Rispetto Antonella e il mio giudizio su di lei, la stima che ho per il suo lavoro, l’importanza che attribuisco a “Devozione” non cambierebbero di una virgola, o semmai addirittura crescerebbero.
Mi infastidiscono le dietrologie un po’ pettegole e poco rispettose dei vissuti personali, quali che siano. “Devozione” è un romanzo/inchiesta prezioso, una denuncia forte e importante, dovrebbero leggerlo tutti, anche a scuola. Abbiamo solo da dire grazie ad Antonella per averlo scritto.
Caro Nicola,
Devozione non è mai uscito prima di oggi.
Col culo scomodo è una raccolta di racconti, uscita nel 2004 con Coniglio. Consta di 64 pagine, e presenta una decina di racconti, tutti su personaggi femminili alle prese con diverse “problematiche”.
Uno di questi racconti parla di eroina. Ed è stato proprio grazie a Col culo scomodo, come ho detto in molte interviste, che ho pensato di poter scrivere Devozione.
L’eroina è infatti un tema che mi affascina e di cui volevo scrivere da sempre, perchè sono stata adolescente a metà degli anni Novanta, quando c’è stato il ritorno dell’eroina, e soprattutto quando l’eroina ha cambiato faccia. Io, come molti adolescenti, ho visto questo cambiamento, non perchè mi sia drogata ma perchè di teenager che di colpo sono diventati eroinomani ne ho visti tantissimi, purtroppo.

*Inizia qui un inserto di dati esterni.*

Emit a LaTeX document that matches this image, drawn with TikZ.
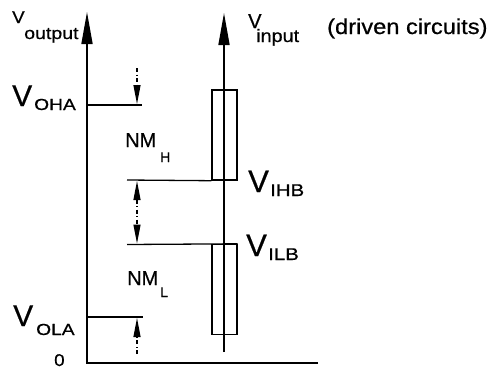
\documentclass[tikz,border=0pt]{standalone}
\usepackage{fontspec}
\setmainfont[FakeBold=0.6]{Liberation Sans}
\usetikzlibrary{arrows.meta}
\newcommand{\fsz}[2]{\fontsize{#1}{#1}\selectfont #2}
\newcommand{\wdr}[2]{\scalebox{#1}[1]{#2}}
\tikzset{smallhead/.tip={Triangle[length=19pt,width=7pt]},
  bighead/.tip={Triangle[length=32pt,width=11pt]}}
\begin{document}
\begin{tikzpicture}[x=1pt,y=-1pt,
  axis/.style={line width=1.6pt},
  bigarrow/.style={-{bighead}},
  lev/.style={line width=1.3pt},
  box/.style={draw,line width=1.4pt,minimum width=25pt,minimum height=90pt,inner sep=0pt},
  dashshaft/.style={line width=1.2pt,dash pattern=on 4pt off 2.5pt on 1pt off 2.5pt},
  lbl/.style={anchor=base west,inner sep=0pt}]
\useasboundingbox (0,0) rectangle (492,370);
% axes
\coordinate (o) at (87,363);
\coordinate (ltop) at (87,12);
\coordinate (xend) at (318,363);
\coordinate (rbot) at (224,352);
\coordinate (rtop) at (224,13);
\draw[axis,bigarrow] (xend) -- (o) -- (ltop);
% boxes
\node[box] (boxH) at (224.5,135) {};
\node[box] (boxL) at (224.5,289.5) {};
\draw[axis,bigarrow] (rbot) -- (rtop);
% levels
\coordinate (ohaL) at (87,105);
\coordinate (ohaR) at (142,105);
\coordinate (ihbL) at (127,180);
\coordinate (ilbL) at (127,244.5);
\coordinate (olaL) at (87,317);
\coordinate (olaR) at (143,317);
\draw[lev] (ohaL) -- (ohaR);
\draw[lev] (ihbL) -- (boxH.south west);
\draw[lev] (ilbL) -- (boxL.north east);
\draw[lev] (olaL) -- (olaR);
% noise-margin arrows
\coordinate (a1) at (137,68);
\coordinate (a1t) at (137,104);
\coordinate (a2t) at (137,181);
\coordinate (a2b) at (137,243.5);
\coordinate (a3t) at (137,318);
\coordinate (a3b) at (137,354);
\draw[dashshaft,-{smallhead}] (a1) -- (a1t);
\draw[dashshaft,{smallhead}-{smallhead}] (a2t) -- (a2b);
\draw[dashshaft,-{smallhead}] (a3b) -- (a3t);
% labels
\node[lbl] (vo) at (12,23) {\wdr{1.1}{\fsz{17}{V}}};
\node[lbl] (vos) at (24,39) {\wdr{1.15}{\fsz{17}{output}}};
\node[lbl] (vi) at (248,28) {\fsz{20}{V}};
\node[lbl] (vis) at (256,42) {\wdr{1.1}{\fsz{18}{input}}};
\node[lbl] (dc) at (327,34) {\wdr{1.1}{\fsz{21.5}{(driven circuits)}}};
\node[lbl] (voha) at (12,106) {\fsz{30}{V}};
\node[lbl] (vohas) at (34,110) {\wdr{1.2}{\fsz{16}{OHA}}};
\node[lbl] (nmh) at (125,147) {\fsz{20}{NM}};
\node[lbl] (nmhs) at (160,162) {\fsz{14}{H}};
\node[lbl] (vihb) at (248,192) {\fsz{31}{V}};
\node[lbl] (vihbs) at (270,196) {\wdr{1.2}{\fsz{17}{IHB}}};
\node[lbl] (vilb) at (246,256) {\fsz{31}{V}};
\node[lbl] (vilbs) at (268,260) {\wdr{1.2}{\fsz{17}{ILB}}};
\node[lbl] (nml) at (127,285) {\fsz{20}{NM}};
\node[lbl] (nmls) at (160,297) {\fsz{14}{L}};
\node[lbl] (vola) at (13,326) {\fsz{30}{V}};
\node[lbl] (volas) at (36,335) {\wdr{1.2}{\fsz{16}{OLA}}};
\node[lbl] (zero) at (54,366) {\wdr{1.1}{\fsz{17}{0}}};
\end{tikzpicture}
\end{document}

Li ho visti io, come li hanno visti tante persone della mia età.
Quando sono cresciuta, ho notato che nessuno parlava dell’eroina, ma che l’eroina, di contro, era ancora molto presente.
E allora ho pensato di raccontarla.
Ma temevo che a nessuno interessasse, e soprattutto temevo di scrivere un romanzo settoriale – cioè solo per persone interessate all’argomento.
Quando, però, ho pubblicato Col culo scomodo, è successo che il racconto che parlava di eroina è stato quello più apprezzato da tutti. Finchè una lettrice mi ha detto: io non ho mai consumato droghe, non ho mai fumato neanche uno spinello, ma tu in quel racconto hai parlato di me, delle mie dipendenze, in particolare dalla mia dipendenza dall’amore.
Allora ho capito: dovevo parlare di dipendenza, non di eroina.
E da questo è nato Devozione.
Ecco la storia di Devozione, che peraltro ho raccontato molte volte. Mi spiace quando si parla di qualcosa senza conoscerlo (per esempio quando dici: Devozione è già stato pubblicato con un altro titolo). E’ una cosa che getta discredito non su di me, ma su chi la dice.
Fermo restando che Devozione può piacere o non piacere – e se è bello o meno non devo essere io a dirlo, ma i lettori – è un peccato quando si dicono cose non vere…
E inoltre, Nicola, Devozione sarebbe stato molto più vendibile se avessimo aggiunto il sottotitolo “una storia vera”, come sempre succede.
E, per ultimo: l’importante non è se quella che si racconta è una storia vera o meno, ma se il libro arriva o meno al lettore, secondo me.
Senza rancore, davvero, ma solo per dovere di spiegazione.